The reason these policies fail is that the statistics leave out two key factors: time and age. The data is collected in a short period and doesn’t measure the average age of those in these wealth sectors. Once time and age are taken into account, we see that the majority of people represented in these stats move upwards through the wealth brackets as they get older. In other words, the majority of those in the “poverty” bracket are young people who, on average, make much less money than their peers. Due to less work experience and fewer skills, they are working small, easy jobs as they start their life journey.

If the same study were to be done a decade later, you would see that the majority of those young people, now much older, have moved into better jobs and are making more money. They are now the middle class or maybe even in the wealthy bracket. In other words, everyone moves upwards through this bracket as their life goes by; the vast majority of people don’t stay in one wealth class their whole life.

Additionally, no data is collected on the number of “wealthy” people who lose their money and drop down to a lower bracket. The figures in these stats represent real-life people who work every day to make their lives better, which isn’t reflected on paper. Every little dot or point you look at appears frozen in time, but very likely might now be in a different economic position than what’s reflected in the one study. If these stats measured the monetary trajectory of all citizens to see how the nation is faring economically, instead of taking one snapshot that only reflects one year or one moment, then it would be worth using them as the basis of policies and laws.

Economics is not studied by the majority of Americans, and many might even see it as a waste of time or just a collection of ideas from a few old men. However, economics is vital for the success of a community, city, nation, and the entire world, so it makes sense that we should know something about it. It is not merely a collection of opinions or ideas, either, as you can weigh every theory based on historical evidence.

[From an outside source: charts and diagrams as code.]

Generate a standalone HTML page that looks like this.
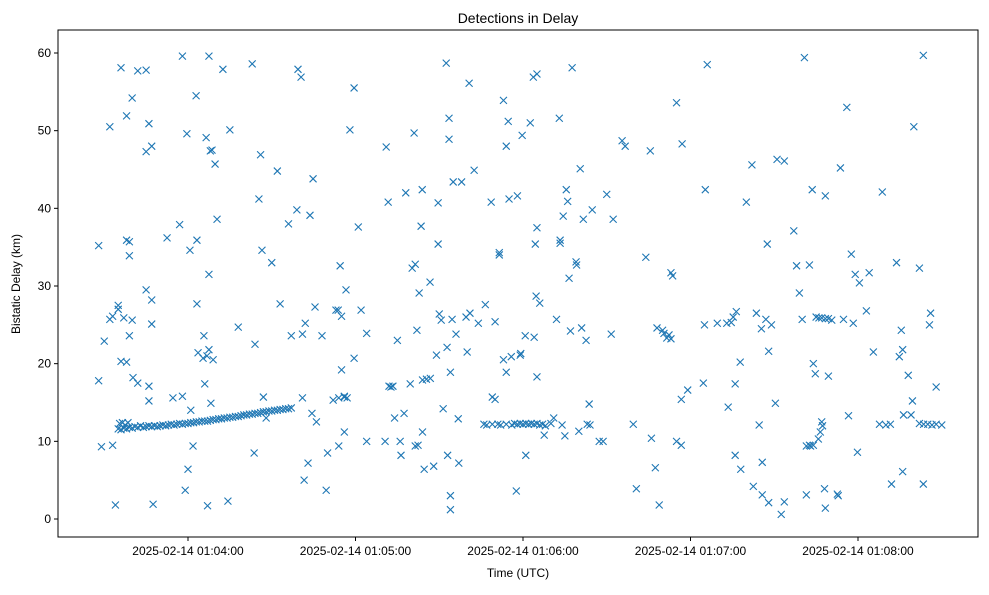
<!DOCTYPE html>
<html><head><meta charset="utf-8">
<style>
html,body{margin:0;padding:0;background:#fff;}
svg text{font-family:"Liberation Sans","DejaVu Sans",sans-serif;fill:#000;}
</style></head>
<body>
<svg id="chart" width="989" height="590" xmlns="http://www.w3.org/2000/svg">
<rect width="989" height="590" fill="#fff"/>
<text x="518" y="23" font-size="14" text-anchor="middle">Detections in Delay</text>
<text x="518" y="577" font-size="12" text-anchor="middle">Time (UTC)</text>
<text x="20" y="284" font-size="12" text-anchor="middle" transform="rotate(-90 20 284)">Bistatic Delay (km)</text>
<g id="ticks"></g>
<g id="marks"></g>
<rect x="58" y="30" width="920" height="507" fill="none" stroke="#000" stroke-width="1"/>
</svg>
<script>
// seconds after 2025-02-14 01:04:00 UTC
const xTickSeconds = [0, 60, 120, 180, 240];
const xTickLabels = ["2025-02-14 01:04:00","2025-02-14 01:05:00","2025-02-14 01:06:00","2025-02-14 01:07:00","2025-02-14 01:08:00"];
const yTicks = [0, 10, 20, 30, 40, 50, 60];
const trailT = [-25,-24.5,-24,-23.5,-23,-22.5,-22,-21.5,-21,-20,-19,-18,-17,-16,-15,-14,-13,-12,-11,-10,-9,-8,-7,-6,-5,-4,-3,-2,-1,0,1,2,3,4,5,6,7,8,9,10,11,12,13,14,15,16,17,18,19,20,21,22,23,24,25,26,27,28,29,30,31,32,33,34,35,36,37];
const trailD = [11.6,12.3,11.5,12.4,11.7,12.1,11.6,12.4,11.8,11.7,11.9,11.8,12.0,11.8,11.9,12.0,11.9,12.0,11.9,12.0,12.1,12.0,12.1,12.2,12.1,12.2,12.3,12.2,12.3,12.3,12.4,12.4,12.5,12.5,12.6,12.6,12.6,12.7,12.8,12.8,12.9,12.9,13.0,13.0,13.1,13.1,13.2,13.2,13.3,13.4,13.4,13.5,13.5,13.6,13.6,13.7,13.8,13.8,13.9,13.9,14.0,14.0,14.1,14.1,14.2,14.2,14.3];
const bandT = [106,107,109,111,112,114,116,117,118,119,120,121,122,123,124,125,126,127,128,130,134,143,144,159.5,247.7,250,251.6,262,263.5,265,266.5,268,270];
const bandD = [12.2,12.1,12.2,12.2,12.1,12.2,12.1,12.3,12.2,12.3,12.2,12.3,12.2,12.3,12.2,12.3,12.1,12.2,12.0,12.3,12.1,12.2,12.1,12.2,12.2,12.1,12.2,12.3,12.2,12.2,12.1,12.2,12.1];
const scatterT = [-32,-32,-31,-30,-28,-28,-27,-27,-26,-25,-25,-24,-24,-23,-22,-22,-22,-21,-21,-21,-20,-20,-19.7,-18,-18,-15,-15,-15,-14,-14,-14,-13,-13,-13,-12.5,-7.5,-5.4,-3,-2,-2,-1,-0.4,0,0.7,1,1.8,2.9,3.2,3.2,3.6,5.4,5.7,6,6.5,6.8,7,7.5,7.5,7.5,8,8.2,8.6,9,9.7,10.4,12.5,14.3,15,18,23,23.7,24,25.4,26,26.5,27,28,30,32,33,36,37,39,39.4,40.5,41,41,41.6,42,43,43.7,44.4,44.8,45.5,46,48,49.5,50,52,53,53.8,54,54.5,54,55,56,57,55,56,56.6,56,58,59.5,59.5,61,62,64,64,70.6,71,71.7,72,72.7,73.4,74,75,76,76.3,77.4,78,79.6,80.3,81,81.4,81.4,82,82.4,82.8,83.5,84,85.4,86.8,83.9,84,84.6,86.7,88,89,89.6,89.6,90.7,90,91.4,92.5,92.8,93,93.5,93.5,94,94,94,94.6,95,96,96.8,97,98,99.6,100,100.7,101,102.5,104,106.5,108.6,109,110,110,111.5,111.5,113,113,114,114,114.7,115,115.8,117.6,118,119,119.2,119.7,120.8,121,122.6,123.7,124,124.4,124.7,125,125,125,126,127.6,131,132,133,133.3,133.3,134.4,135,135.5,136,136.5,137,137.6,139,139.2,140,140.5,141,141.6,142.6,143.7,144.8,147.3,148.7,150,151.6,152.3,155.5,156.6,160.6,164,165.6,166,167.4,168,168.8,170,170.5,171.5,172.3,173,173,173.6,175,175,176.7,176.7,177,179,184.6,185,186,185.3,189.6,193,193.5,194.6,195.3,196,196.4,196,197.8,198,200,202,202.5,203.6,204.6,205.4,205.7,205.7,207,207.5,208,208,209,210.4,211,212.5,213.6,213.6,217,218,219,220,220.8,221.5,221.5,222.6,223,224,222.6,223.6,224,224.7,225,226,227,228.3,229.4,230.6,225.8,226.5,227,227.3,228,228.3,228.3,229.4,232.6,232.9,233.7,234.8,236,236.6,237.6,238.3,239,239.8,240.5,243,244,245.5,248.7,252,253.8,254.8,255.5,256,256,256.3,258,259,259.5,260,262,263.4,263.4,266,265.6,268];
const scatterD = [35.2,17.8,9.3,22.9,50.5,25.7,9.5,26.1,1.8,27.0,27.5,58.1,20.3,25.9,51.9,35.9,20.2,33.9,35.7,23.6,54.2,25.6,18.2,57.7,17.5,57.8,29.5,47.3,15.2,50.9,17.1,25.1,48.0,28.2,1.9,36.2,15.6,37.9,15.8,59.6,3.7,49.6,6.4,34.6,14.0,9.4,54.5,27.7,35.9,21.4,20.7,23.6,17.4,49.1,21.0,1.7,59.6,21.8,31.5,47.4,14.9,47.5,20.5,45.7,38.6,57.9,2.3,50.1,24.7,58.6,8.5,22.5,41.2,46.9,34.6,15.7,13.0,33.0,44.8,27.7,38.0,23.6,39.8,57.9,56.9,15.6,23.8,5.0,25.2,7.2,39.1,13.6,43.8,27.3,12.5,23.6,3.7,8.5,15.3,26.9,26.9,9.4,32.6,15.6,19.2,15.7,15.6,26.1,11.2,29.5,15.8,50.1,55.5,20.7,37.6,26.9,23.9,10.0,10.0,47.9,40.8,17.1,17.0,17.1,13.0,23.0,10.0,8.2,13.6,42.0,17.4,32.3,49.7,32.8,9.4,24.3,9.5,29.1,37.7,17.9,18.0,18.1,42.4,11.2,6.4,30.5,6.8,21.1,40.7,35.4,25.6,26.4,14.2,58.7,22.1,8.2,51.6,48.9,18.9,3.0,1.2,25.7,43.4,23.8,12.9,7.2,43.4,26.0,21.5,56.1,26.5,44.9,25.2,27.6,40.8,15.7,15.4,25.4,34.0,34.3,53.9,20.5,18.9,48.0,51.2,41.2,20.9,3.6,41.6,21.1,21.3,49.4,23.6,8.2,51.0,56.9,23.4,35.4,28.7,57.3,37.5,18.3,27.8,10.8,13.0,25.7,51.6,35.5,35.9,39.0,10.7,42.4,40.9,31.0,24.2,58.1,33.1,32.7,11.3,45.1,24.6,38.6,23.0,14.8,39.8,10.0,10.0,41.8,23.8,38.6,48.7,48.0,3.9,33.7,47.4,10.4,6.6,24.6,1.8,24.3,23.9,23.3,23.7,23.2,31.7,31.3,53.6,10.0,9.5,15.4,48.3,16.6,17.5,25.0,58.5,42.4,25.2,25.2,14.4,25.3,26.0,17.4,26.7,8.2,20.2,6.4,40.8,45.6,4.2,26.5,12.1,24.5,7.3,3.1,25.7,35.4,2.1,21.6,25.0,14.9,46.3,0.6,2.2,46.1,37.1,32.6,29.1,25.7,59.4,3.1,9.4,32.7,9.4,9.5,9.5,42.4,20.0,18.7,26.0,25.9,25.9,25.8,25.8,25.6,10.3,11.2,12.5,12.0,3.9,1.4,41.6,18.4,3.2,3.0,45.2,25.7,53.0,13.3,34.1,25.2,31.5,8.6,30.4,26.8,31.7,21.5,42.1,4.5,33.0,20.9,24.3,21.8,6.1,13.4,18.5,13.4,15.2,50.5,32.3,59.7,4.5,26.5,25.0,17.0];

const L=58,R=978,T=30,B=537;
function xScale(s){ return 188 + s*(670/240); }
function yScale(v){ return 519 - v*(466/60); }
const NS="http://www.w3.org/2000/svg";
const tg=document.getElementById('ticks');
yTicks.forEach(v=>{
  const y=yScale(v);
  const ln=document.createElementNS(NS,'line');
  ln.setAttribute('x1',L-4);ln.setAttribute('x2',L);ln.setAttribute('y1',y);ln.setAttribute('y2',y);
  ln.setAttribute('stroke','#000');
  
  
  tg.appendChild(ln);
  const tx=document.createElementNS(NS,'text');
  tx.setAttribute('x',L-7);tx.setAttribute('y',y+4);tx.setAttribute('font-size','12');tx.setAttribute('text-anchor','end');
  tx.textContent=String(v);
  
  
  tg.appendChild(tx);
});
xTickSeconds.forEach((s,i)=>{
  const x=xScale(s);
  const ln=document.createElementNS(NS,'line');
  ln.setAttribute('x1',x);ln.setAttribute('x2',x);ln.setAttribute('y1',B);ln.setAttribute('y2',B+4);
  ln.setAttribute('stroke','#000');
  
  
  tg.appendChild(ln);
  const tx=document.createElementNS(NS,'text');
  tx.setAttribute('x',x);tx.setAttribute('y',B+18);tx.setAttribute('font-size','12');tx.setAttribute('text-anchor','middle');
  tx.textContent=xTickLabels[i];
  
  
  tg.appendChild(tx);
});
const mg=document.getElementById('marks');
function drawSeries(ts,ds){
  for(let i=0;i<Math.min(ts.length,ds.length);i++){
    const x=xScale(ts[i]), y=yScale(ds[i]), h=3.5;
    const p=document.createElementNS(NS,'path');
    p.setAttribute('d',`M${x-h},${y-h}L${x+h},${y+h}M${x-h},${y+h}L${x+h},${y-h}`);
    p.setAttribute('stroke','#1f77b4');p.setAttribute('stroke-width','1.1');p.setAttribute('fill','none');
    
    
    mg.appendChild(p);
  }
}
drawSeries(trailT,trailD);
drawSeries(bandT,bandD);
drawSeries(scatterT,scatterD);
</script>
</body></html>
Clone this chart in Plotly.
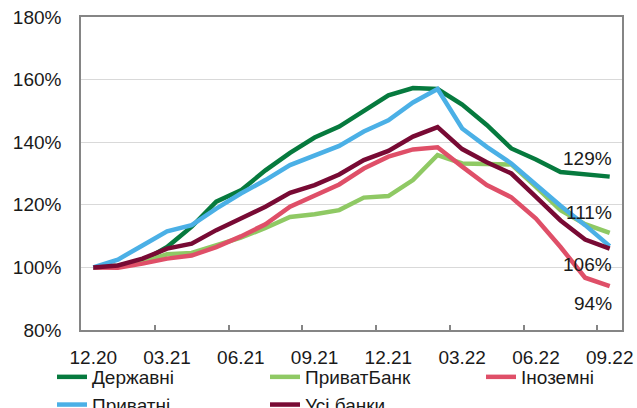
import plotly.graph_objects as go

# Monthly index, Dec 2020 = 100%
months = ["12.20", "01.21", "02.21", "03.21", "04.21", "05.21", "06.21", "07.21",
          "08.21", "09.21", "10.21", "11.21", "12.21", "01.22", "02.22", "03.22",
          "04.22", "05.22", "06.22", "07.22", "08.22", "09.22"]

derzhavni = [100, 100.5, 102.0, 106.5, 113.0, 121.0, 124.6, 131.0, 136.6, 141.5, 145.0,
             150.0, 155.0, 157.3, 157.0, 152.0, 145.5, 138.0, 134.5, 130.5, 129.7, 129]
pryvatbank = [100, 100.4, 101.7, 104.2, 104.6, 107.0, 109.5, 112.6, 116.1, 117.0, 118.3,
              122.3, 122.8, 127.9, 135.9, 133.2, 132.9, 132.9, 125.7, 118.3, 113.8, 111]
inozemni = [100, 99.9, 101.2, 102.8, 103.8, 106.5, 109.9, 113.8, 119.4, 123.0, 126.5,
            131.6, 135.4, 137.7, 138.4, 132.2, 126.3, 122.4, 115.6, 106.5, 96.7, 94]
pryvatni = [100, 102.5, 107.0, 111.5, 113.5, 118.8, 123.6, 127.9, 132.7, 135.6, 138.8,
            143.4, 147.0, 152.7, 157.0, 144.4, 138.5, 133.2, 126.5, 119.7, 113.5, 106.8]
usi_banky = [100, 100.6, 102.8, 106.0, 107.6, 111.9, 115.6, 119.4, 123.8, 126.3, 129.7,
             134.3, 137.2, 141.8, 144.8, 137.8, 133.6, 130.0, 122.5, 115.0, 108.9, 106]

# (name, values, colour, legend column)
series = [
    ("Державні", derzhavni, "#067a3e", "legend"),
    ("ПриватБанк", pryvatbank, "#8fc964", "legend2"),
    ("Іноземні", inozemni, "#df4f68", "legend3"),
    ("Приватні", pryvatni, "#4bb0e6", "legend"),
    ("Усі банки", usi_banky, "#780a34", "legend2"),
]

# end-point labels: (series values, vertical offset in px)
end_labels = [(derzhavni, 18), (pryvatbank, 20), (usi_banky, -16), (inozemni, -17)]

FONT = "Liberation Sans, Arial, sans-serif"
TXT = "#1a1a1a"
x_idx = list(range(len(months)))

fig = go.Figure()
for name, vals, color, leg in series:
    fig.add_trace(go.Scatter(
        x=x_idx, y=vals, name=name, mode="lines",
        line=dict(color=color, width=4.5), legend=leg,
    ))

for vals, shift in end_labels:
    fig.add_annotation(
        x=x_idx[-1], y=vals[-1], text=f"{vals[-1]:.0f}%",
        showarrow=False, xanchor="right", yanchor="middle",
        xshift=4, yshift=shift,
        font=dict(family=FONT, size=19, color=TXT),
    )


def legend_col(x_px):
    return dict(
        orientation="v", xref="container", yref="container",
        x=x_px / 637, y=1 - 358 / 408, xanchor="left", yanchor="top",
        font=dict(family=FONT, size=19, color=TXT),
        itemwidth=30, tracegroupgap=0, bgcolor="rgba(0,0,0,0)",
    )


tick_pos = x_idx[::3]
fig.update_layout(
    width=637, height=408,
    margin=dict(l=81, r=15, t=17, b=78, autoexpand=False),
    paper_bgcolor="white", plot_bgcolor="white",
    font=dict(family=FONT, size=19, color=TXT),
    showlegend=True,
    legend=legend_col(52),
    legend2=legend_col(265),
    legend3=legend_col(481),
    xaxis=dict(
        range=[-0.5, len(months) - 0.5],
        tickmode="array", tickvals=tick_pos, ticktext=[months[i] for i in tick_pos],
        ticks="", showgrid=False, zeroline=False,
        showline=True, mirror=True, linecolor="#858585", linewidth=1.5,
        ticklabelstandoff=9,
        minor=dict(tickmode="array", tickvals=[i + 2.5 for i in tick_pos[:-1]],
                   ticks="inside", ticklen=5, tickwidth=1.5, tickcolor="#858585",
                   showgrid=False),
    ),
    yaxis=dict(
        range=[80, 180], tickmode="array", tickvals=[80, 100, 120, 140, 160, 180],
        ticktext=["80%", "100%", "120%", "140%", "160%", "180%"],
        ticks="", showgrid=True, gridcolor="#d9d9d9", gridwidth=1, zeroline=False,
        showline=True, mirror=True, linecolor="#858585", linewidth=1.5,
        ticklabelstandoff=14,
    ),
)

fig.write_html("out.html")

Want to know how socialism plays out in the real world? Look to the massively inefficient and economically vapid Soviet Union or the famines that caused millions of deaths in China. Want to test the wisdom and viability of an economy under the sway of government intervention? Study how the actions of presidents like Franklin D. Roosevelt crippled the US economy and made the Great Depression worse than it would have been on its own. Want to see how a free market that’s unburdened by constant government overreach works? Observe how the economy recovered and thrived under the presidents after FDR, who let the market run itself.

The study of economics isn’t a debate over ideas and opinions, it’s a study of the actions and mistakes of the past and how we can do better. It’s an application of proven theories that allows for the most success enjoyed by the people possible. There are correct ways of running an economy and wrong ways, each entailing big consequences.

If we want to choose the right way and avoid making disastrous mistakes, we need to learn what has worked and what hasn’t. That’s the study of economics, and if you need a good place to start, I highly recommend Basic Economics by Thomas Sowell. I understand so much more about how the world works and what we’re supposed to do to make it work well. I thoroughly enjoyed reading this book and think it’s imperative for everyone to read.